How they see us: The never-ending occupation of Iraq

It is sickening to witness the horrors that George W. Bush has wrought in Iraq, said Saudi Arabia

It is sickening to witness the horrors that George W. Bush has wrought in Iraq, said Saudi Arabia’s Saudi Gazette in an editorial. In five years of war and occupation, the U.S. has killed “hundreds of thousands of innocent Iraqis,” while some 4,000 American soldiers have now lost their lives. And for what? The Iraqi people are terrorized by militias and insurgents, not to mention occupying troops. Mistrust, even hatred, between Iraq’s Shiites and Sunnis is rampant. Both the American and the Iraqi economies are in ruins. “Never before, not even during the Vietnam era, has respect for America been so low.” The war has been an utter catastrophe—for America, for Iraq, and for the world.

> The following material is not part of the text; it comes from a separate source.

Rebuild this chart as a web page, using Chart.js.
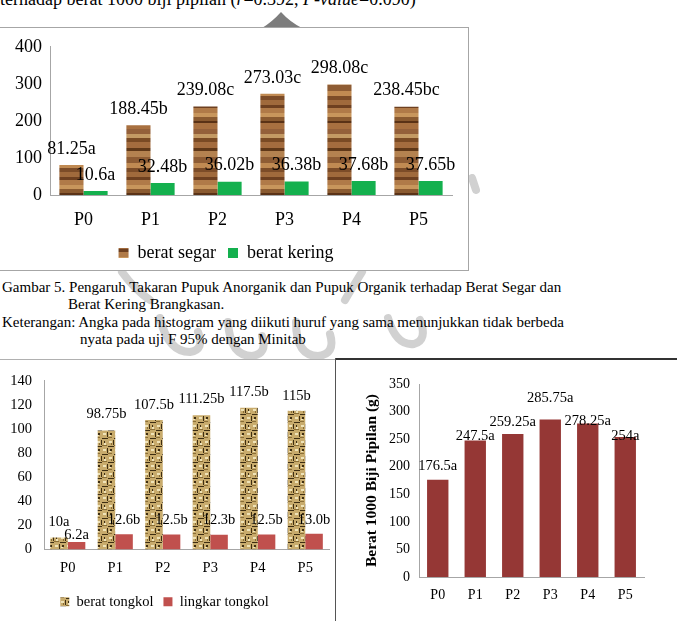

It’s too easy to write off America’s war in Iraq as a failure, said Salah al-Din Hafiz in Qatar’s Al-Watan. If you truly believe the U.S. wanted to create a peaceful democracy in Iraq, then yes, it failed. But America’s real goals were quite different. The U.S. has “succeeded in destroying a big and rich Arab country.” It has “succeeded in using Iraq to spread constructive chaos, as the whole Arab world is now living amid tension, violence, terrorism, and hatred.” It has succeeded “in controlling Iraqi oil.” And it has ignited sectarian conflict between Sunnis and Shiites across the whole Arab world, undermining Arab unity and rendering the Arab nation too weak to stand up against American and Israeli interests.